PROBLEM TO WORK ON =
Leave the pictures out and retype the lines from the beginning through the line with "import plotly.graph_objects as go", both ends included.
## Begin DATA EXTRACT
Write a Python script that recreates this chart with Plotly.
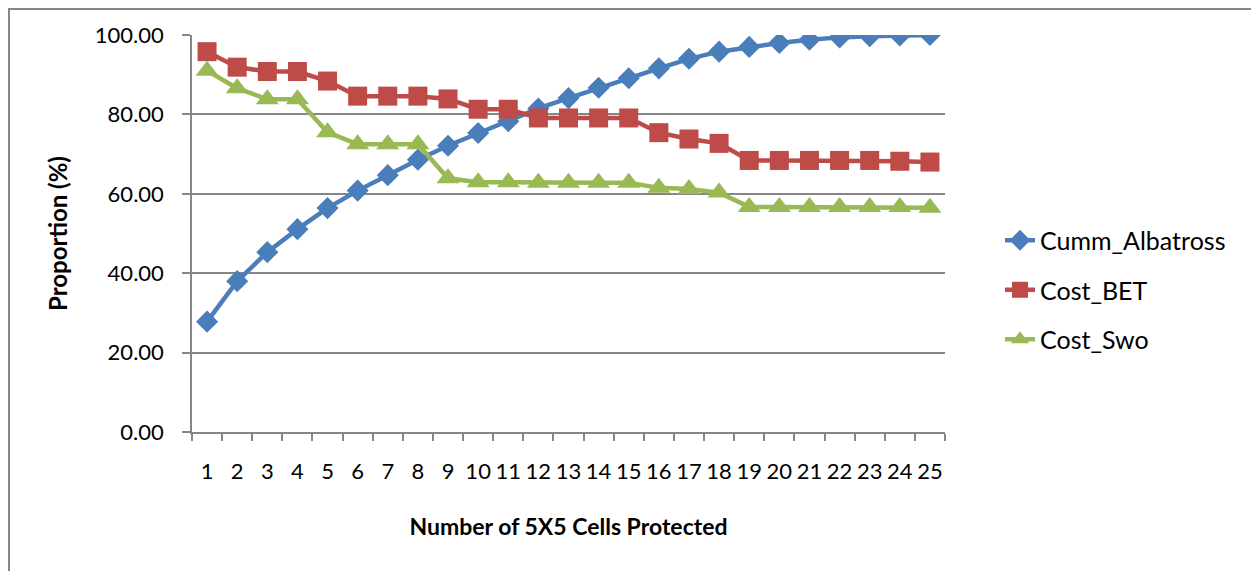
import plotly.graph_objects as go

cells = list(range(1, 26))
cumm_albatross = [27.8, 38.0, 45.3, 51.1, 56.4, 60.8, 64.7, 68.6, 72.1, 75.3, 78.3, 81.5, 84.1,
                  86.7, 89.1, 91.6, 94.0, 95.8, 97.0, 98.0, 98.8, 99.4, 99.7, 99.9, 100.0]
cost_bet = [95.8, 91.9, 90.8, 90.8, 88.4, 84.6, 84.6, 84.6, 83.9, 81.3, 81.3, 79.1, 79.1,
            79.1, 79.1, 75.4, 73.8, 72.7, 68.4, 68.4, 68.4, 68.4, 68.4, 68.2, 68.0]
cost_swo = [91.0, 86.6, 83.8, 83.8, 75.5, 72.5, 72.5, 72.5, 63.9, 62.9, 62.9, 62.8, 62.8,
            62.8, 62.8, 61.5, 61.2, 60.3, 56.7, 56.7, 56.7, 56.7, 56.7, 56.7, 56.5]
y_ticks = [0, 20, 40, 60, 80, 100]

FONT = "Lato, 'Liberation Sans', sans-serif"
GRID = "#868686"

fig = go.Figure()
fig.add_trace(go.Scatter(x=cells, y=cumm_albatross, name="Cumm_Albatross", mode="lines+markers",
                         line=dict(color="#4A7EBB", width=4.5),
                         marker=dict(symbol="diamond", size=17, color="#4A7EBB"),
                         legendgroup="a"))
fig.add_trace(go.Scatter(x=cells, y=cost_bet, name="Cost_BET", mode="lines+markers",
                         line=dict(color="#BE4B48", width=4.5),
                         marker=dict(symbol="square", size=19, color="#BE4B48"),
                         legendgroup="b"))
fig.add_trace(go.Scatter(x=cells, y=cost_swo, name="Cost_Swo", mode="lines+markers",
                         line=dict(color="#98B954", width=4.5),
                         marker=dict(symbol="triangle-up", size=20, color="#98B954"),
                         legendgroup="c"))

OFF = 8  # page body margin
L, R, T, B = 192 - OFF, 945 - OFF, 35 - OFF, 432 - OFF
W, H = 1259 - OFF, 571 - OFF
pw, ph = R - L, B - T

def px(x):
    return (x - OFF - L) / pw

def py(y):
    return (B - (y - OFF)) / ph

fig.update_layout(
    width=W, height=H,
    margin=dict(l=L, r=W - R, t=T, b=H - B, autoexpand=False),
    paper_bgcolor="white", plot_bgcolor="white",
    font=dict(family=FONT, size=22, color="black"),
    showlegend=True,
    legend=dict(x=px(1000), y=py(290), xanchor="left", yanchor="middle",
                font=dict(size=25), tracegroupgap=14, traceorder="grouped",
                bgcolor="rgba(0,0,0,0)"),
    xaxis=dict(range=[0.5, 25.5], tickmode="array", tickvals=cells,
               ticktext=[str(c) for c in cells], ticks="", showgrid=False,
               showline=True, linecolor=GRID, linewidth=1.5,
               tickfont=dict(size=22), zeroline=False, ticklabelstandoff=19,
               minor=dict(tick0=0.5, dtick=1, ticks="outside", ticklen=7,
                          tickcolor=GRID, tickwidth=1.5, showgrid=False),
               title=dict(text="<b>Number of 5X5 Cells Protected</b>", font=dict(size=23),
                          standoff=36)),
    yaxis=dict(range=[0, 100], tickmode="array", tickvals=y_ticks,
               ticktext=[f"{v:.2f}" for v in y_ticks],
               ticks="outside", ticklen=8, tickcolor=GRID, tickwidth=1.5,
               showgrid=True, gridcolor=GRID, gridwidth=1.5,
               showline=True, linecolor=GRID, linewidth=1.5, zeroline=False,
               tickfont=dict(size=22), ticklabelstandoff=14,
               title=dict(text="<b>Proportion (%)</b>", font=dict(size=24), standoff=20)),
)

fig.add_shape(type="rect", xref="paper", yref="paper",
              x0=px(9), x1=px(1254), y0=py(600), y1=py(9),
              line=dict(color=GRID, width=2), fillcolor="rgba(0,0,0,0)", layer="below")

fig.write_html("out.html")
## End DATA EXTRACT
ANSWER TO THE EXERCISE =
Write a Python script that recreates this chart with Plotly.
import plotly.graph_objects as go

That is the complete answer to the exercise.